撐出一個空間 離婚高衝突家庭親子監督會面
我從事社會工作已經超過二十年,最初的專業背景是做親密關係暴力的工作。從陪伴家暴被害人、危機處理,到後來接手監督會面的服務,對我來說,既是職涯的轉折,也是一項新的挑戰。
剛接觸這項服務時,我其實是懷抱著合作父母的信念,希望保障孩子可以安心、安全地與非同住方見面,也期待透過穩定、有頻率的接觸,讓親子關係慢慢恢復,然後幫助家庭回到社區、過上正常生活。
但工作的時間越久,我愈來愈明白社工角色的有限性,在關係裡受的傷,真的不是短時間能修復。來到這裡接受服務的家庭,常常是在極端衝突的狀態中,而我常常只能承接,然後等待。
我們每天面對的,大多是那些在離婚、訴訟、親職關係的傷口裡載浮載沉的大人跟孩子。許多孩子通常已經有一段時間,甚至超過一年、兩年,沒有跟非同住的爸爸或媽媽見面。監督會面這項服務雖然「有限」,但卻可以讓親子之間出現了一個「重新開始」的機會。
我後來愈發覺得,監督會面的本質,並不是要解決所有問題,而是在衝突中撐出一個空間。這個空間不是要讓父母和好,也不是期待孩子立刻恢復對某一方的親密,而是讓這個家庭,在沒辦法對話、甚至還在訴訟中,有個地方可以暫時停一下,喘口氣。
有些家庭的關係能往前進,有些卻很難。這些年的實務經驗讓我覺得,我們的角色,不一定是推進什麼,而是盡力維持住「有可能」的那一點點空間。哪怕只有一點可能性,我們也願意為孩子和這個家庭,守住那個位置。
我也時常認為,監督會面的存在,其實是給孩子的一種安排。在父母衝突很高、情緒很滿的狀態下,孩子往往是沒法選擇的;可是透過監督會面,至少有一個中間的地方,可以讓他稍微深呼吸。他不需要選邊站,也不需要表態,不需要去符合誰的期待。
那是一個孩子可以自己去感覺、去想像:「我和那個沒住在一起的爸爸/媽媽,還能維持什麼樣子的關係?」甚至,如果他一直都在聽大人說話,或是在家庭衝突裡來來回回時,至少在監督會面的過程中,我們這些專業人員可以試著進入他的世界,陪著他梳理感受、展開對話。
對我來說,這才是真正重要的事。
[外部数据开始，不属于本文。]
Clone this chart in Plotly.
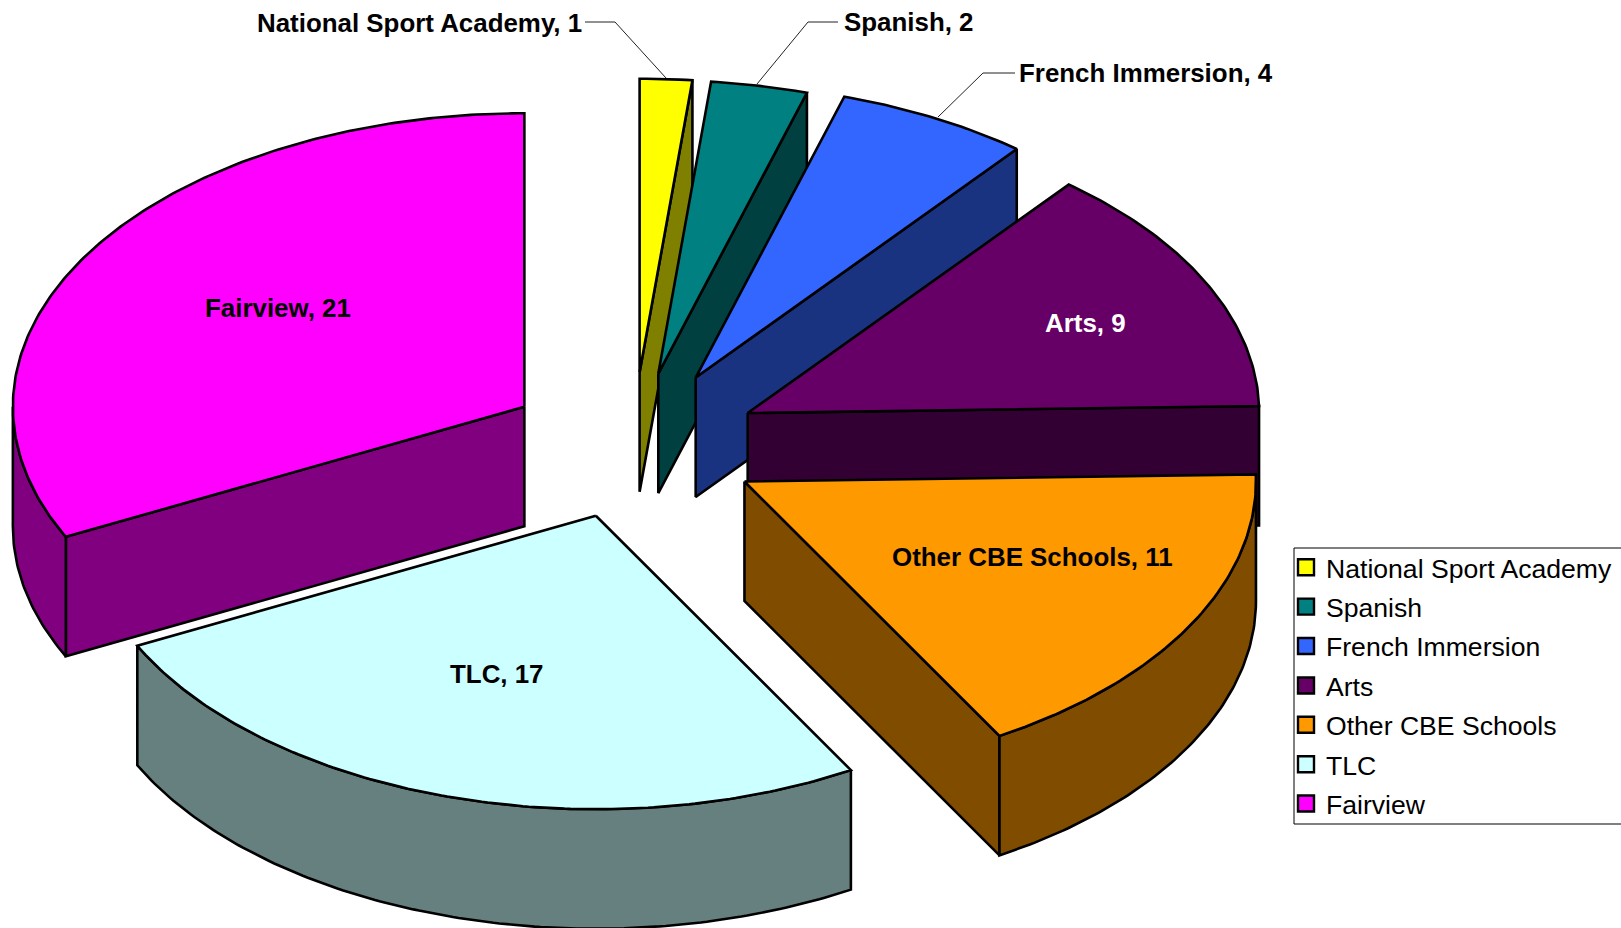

我們可能沒有辦法讓孩子立刻想通,但我們的回應、我們跟他一起看世界的角度,說不定會留下一點什麼,讓他以後有機會長出自己的理解與思考。可能現在孩子還沒辦法說清楚,但當他漸漸成長,自我分化比較清楚、能對於事情有自己的思考與判斷時,他就會回想起這段經驗,這些他曾經接觸過的可能性。
所以,我經常在想,監督會面不只是處理孩子和父母互動的地方,其實也是這個社會在高度衝突之下,願意為孩子留一點未來的可能。這是一種信念,也是一種陪伴,一種「我們不讓孩子完全被大人的衝突吞沒」的堅持。
我想,我會一直記得這一點:哪怕只是很小的一點點機會,我們也要為孩子守住。